Leaving the pictures out, print the lines from the first line of the listing through the line containing "(0,0) rectangle (768,1024);", exactly as they read, and no others.

+===+

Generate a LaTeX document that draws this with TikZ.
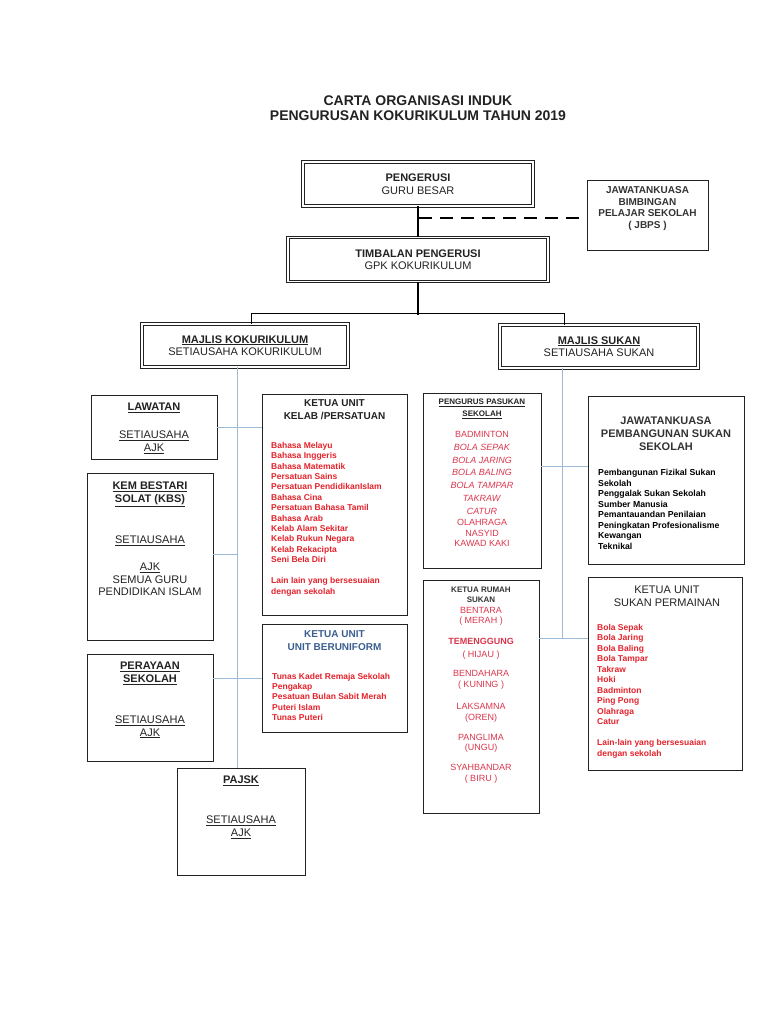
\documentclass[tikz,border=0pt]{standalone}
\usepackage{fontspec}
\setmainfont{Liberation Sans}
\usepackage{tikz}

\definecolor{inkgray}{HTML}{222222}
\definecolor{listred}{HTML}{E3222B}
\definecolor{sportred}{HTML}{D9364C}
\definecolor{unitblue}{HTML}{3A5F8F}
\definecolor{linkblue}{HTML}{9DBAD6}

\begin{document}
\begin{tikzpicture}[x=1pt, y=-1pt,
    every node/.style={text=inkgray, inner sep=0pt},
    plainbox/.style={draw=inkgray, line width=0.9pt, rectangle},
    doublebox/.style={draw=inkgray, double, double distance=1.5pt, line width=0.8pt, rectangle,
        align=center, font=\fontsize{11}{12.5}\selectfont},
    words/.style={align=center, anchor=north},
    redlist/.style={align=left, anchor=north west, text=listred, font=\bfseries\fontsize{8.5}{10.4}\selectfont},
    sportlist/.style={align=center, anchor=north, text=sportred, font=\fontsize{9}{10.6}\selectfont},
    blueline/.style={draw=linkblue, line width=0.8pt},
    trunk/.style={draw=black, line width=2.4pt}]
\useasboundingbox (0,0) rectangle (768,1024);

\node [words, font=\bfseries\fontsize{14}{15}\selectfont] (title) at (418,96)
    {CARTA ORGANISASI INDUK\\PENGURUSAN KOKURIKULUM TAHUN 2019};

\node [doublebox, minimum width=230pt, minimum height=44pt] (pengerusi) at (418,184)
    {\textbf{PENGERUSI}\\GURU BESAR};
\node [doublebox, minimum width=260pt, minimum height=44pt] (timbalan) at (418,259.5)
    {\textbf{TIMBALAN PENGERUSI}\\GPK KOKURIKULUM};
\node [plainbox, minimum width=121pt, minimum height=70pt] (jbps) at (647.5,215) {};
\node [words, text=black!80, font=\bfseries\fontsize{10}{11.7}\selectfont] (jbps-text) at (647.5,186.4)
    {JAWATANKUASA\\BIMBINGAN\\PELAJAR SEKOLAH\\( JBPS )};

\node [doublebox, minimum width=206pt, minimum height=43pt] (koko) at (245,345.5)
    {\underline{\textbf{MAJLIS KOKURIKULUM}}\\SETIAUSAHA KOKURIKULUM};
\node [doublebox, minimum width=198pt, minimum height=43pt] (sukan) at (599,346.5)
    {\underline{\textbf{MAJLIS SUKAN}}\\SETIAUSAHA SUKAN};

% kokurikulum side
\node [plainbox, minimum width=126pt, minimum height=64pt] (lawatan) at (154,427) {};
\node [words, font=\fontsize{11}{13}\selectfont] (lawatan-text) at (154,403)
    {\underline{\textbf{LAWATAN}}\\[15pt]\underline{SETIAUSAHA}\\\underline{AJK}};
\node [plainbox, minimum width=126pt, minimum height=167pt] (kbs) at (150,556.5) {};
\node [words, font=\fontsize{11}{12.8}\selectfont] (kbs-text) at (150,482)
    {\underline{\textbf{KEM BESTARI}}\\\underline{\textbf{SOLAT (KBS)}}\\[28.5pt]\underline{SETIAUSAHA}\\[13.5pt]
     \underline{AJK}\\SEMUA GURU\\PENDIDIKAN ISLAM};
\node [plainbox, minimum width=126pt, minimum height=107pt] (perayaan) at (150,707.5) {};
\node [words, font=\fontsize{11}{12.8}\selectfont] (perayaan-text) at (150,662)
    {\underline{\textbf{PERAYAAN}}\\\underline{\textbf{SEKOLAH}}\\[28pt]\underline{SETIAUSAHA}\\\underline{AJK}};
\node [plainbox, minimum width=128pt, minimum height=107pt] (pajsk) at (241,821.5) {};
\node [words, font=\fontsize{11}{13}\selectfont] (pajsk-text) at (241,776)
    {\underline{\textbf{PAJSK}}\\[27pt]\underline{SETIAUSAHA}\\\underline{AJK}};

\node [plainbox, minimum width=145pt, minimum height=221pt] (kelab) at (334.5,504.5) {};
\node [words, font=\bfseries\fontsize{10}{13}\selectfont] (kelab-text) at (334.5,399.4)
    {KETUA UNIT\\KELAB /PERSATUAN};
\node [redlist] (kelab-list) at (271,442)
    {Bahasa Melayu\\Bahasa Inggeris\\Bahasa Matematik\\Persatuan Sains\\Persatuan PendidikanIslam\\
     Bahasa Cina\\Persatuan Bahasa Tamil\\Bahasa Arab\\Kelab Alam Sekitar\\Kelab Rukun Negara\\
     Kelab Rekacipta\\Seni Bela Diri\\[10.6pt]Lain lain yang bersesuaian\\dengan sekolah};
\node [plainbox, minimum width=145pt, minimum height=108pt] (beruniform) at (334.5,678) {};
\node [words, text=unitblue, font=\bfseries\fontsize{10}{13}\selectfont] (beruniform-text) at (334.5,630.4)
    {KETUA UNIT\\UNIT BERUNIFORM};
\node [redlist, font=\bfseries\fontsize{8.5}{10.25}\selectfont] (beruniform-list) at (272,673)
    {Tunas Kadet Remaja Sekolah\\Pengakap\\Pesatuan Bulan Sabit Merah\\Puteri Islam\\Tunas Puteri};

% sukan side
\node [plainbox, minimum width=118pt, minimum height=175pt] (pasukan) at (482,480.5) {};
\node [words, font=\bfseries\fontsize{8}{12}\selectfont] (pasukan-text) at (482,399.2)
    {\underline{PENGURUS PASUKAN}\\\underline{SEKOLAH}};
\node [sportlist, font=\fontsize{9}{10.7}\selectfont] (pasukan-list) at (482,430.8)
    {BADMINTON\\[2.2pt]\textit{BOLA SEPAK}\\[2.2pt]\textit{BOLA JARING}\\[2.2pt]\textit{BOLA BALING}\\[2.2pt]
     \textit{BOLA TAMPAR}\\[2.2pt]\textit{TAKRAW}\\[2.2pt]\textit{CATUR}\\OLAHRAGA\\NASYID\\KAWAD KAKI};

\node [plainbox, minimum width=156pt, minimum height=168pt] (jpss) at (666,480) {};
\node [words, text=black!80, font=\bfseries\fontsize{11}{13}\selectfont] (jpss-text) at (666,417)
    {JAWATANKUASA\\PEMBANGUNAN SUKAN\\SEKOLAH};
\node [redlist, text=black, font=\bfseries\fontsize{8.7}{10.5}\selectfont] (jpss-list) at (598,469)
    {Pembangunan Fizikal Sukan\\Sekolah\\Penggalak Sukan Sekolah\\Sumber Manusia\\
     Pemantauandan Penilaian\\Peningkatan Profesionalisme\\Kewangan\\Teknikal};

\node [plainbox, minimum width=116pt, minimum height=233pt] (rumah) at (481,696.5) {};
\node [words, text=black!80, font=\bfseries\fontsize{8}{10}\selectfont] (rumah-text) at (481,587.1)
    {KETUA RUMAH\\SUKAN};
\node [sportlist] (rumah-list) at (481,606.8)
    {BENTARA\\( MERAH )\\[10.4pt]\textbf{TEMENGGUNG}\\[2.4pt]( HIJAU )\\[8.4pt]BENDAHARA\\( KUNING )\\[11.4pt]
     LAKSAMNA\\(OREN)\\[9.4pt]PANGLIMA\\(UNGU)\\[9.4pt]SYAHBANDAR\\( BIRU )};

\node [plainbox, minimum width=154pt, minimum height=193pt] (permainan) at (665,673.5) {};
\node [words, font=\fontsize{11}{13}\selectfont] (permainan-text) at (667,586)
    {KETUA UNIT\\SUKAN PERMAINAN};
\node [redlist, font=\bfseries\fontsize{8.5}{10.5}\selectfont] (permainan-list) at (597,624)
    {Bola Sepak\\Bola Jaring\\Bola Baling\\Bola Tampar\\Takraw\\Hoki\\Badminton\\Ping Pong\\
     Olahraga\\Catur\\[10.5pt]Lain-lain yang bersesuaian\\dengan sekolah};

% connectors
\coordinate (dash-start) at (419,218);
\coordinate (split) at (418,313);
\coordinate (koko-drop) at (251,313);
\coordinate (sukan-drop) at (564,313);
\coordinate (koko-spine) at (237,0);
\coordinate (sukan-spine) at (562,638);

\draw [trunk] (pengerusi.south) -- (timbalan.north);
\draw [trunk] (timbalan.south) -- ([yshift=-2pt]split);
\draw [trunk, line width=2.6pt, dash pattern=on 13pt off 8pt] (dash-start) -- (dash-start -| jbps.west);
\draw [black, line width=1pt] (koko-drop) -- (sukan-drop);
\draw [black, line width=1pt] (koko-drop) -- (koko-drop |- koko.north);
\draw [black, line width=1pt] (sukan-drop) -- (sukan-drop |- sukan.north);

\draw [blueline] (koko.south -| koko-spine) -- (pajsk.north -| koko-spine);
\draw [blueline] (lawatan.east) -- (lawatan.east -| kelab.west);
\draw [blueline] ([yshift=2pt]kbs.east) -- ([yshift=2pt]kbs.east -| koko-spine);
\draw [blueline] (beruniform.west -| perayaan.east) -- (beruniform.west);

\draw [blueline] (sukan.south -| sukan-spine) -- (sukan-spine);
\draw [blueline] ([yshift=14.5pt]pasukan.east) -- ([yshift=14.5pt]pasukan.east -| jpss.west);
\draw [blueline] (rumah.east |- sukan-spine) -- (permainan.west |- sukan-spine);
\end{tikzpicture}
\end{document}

+===+

• The completed task
Generate a LaTeX document that draws this with TikZ.
\documentclass[tikz,border=0pt]{standalone}
\usepackage{fontspec}
\setmainfont{Liberation Sans}
\usepackage{tikz}

\definecolor{inkgray}{HTML}{222222}
\definecolor{listred}{HTML}{E3222B}
\definecolor{sportred}{HTML}{D9364C}
\definecolor{unitblue}{HTML}{3A5F8F}
\definecolor{linkblue}{HTML}{9DBAD6}

\begin{document}
\begin{tikzpicture}[x=1pt, y=-1pt,
    every node/.style={text=inkgray, inner sep=0pt},
    plainbox/.style={draw=inkgray, line width=0.9pt, rectangle},
    doublebox/.style={draw=inkgray, double, double distance=1.5pt, line width=0.8pt, rectangle,
        align=center, font=\fontsize{11}{12.5}\selectfont},
    words/.style={align=center, anchor=north},
    redlist/.style={align=left, anchor=north west, text=listred, font=\bfseries\fontsize{8.5}{10.4}\selectfont},
    sportlist/.style={align=center, anchor=north, text=sportred, font=\fontsize{9}{10.6}\selectfont},
    blueline/.style={draw=linkblue, line width=0.8pt},
    trunk/.style={draw=black, line width=2.4pt}]
\useasboundingbox (0,0) rectangle (768,1024);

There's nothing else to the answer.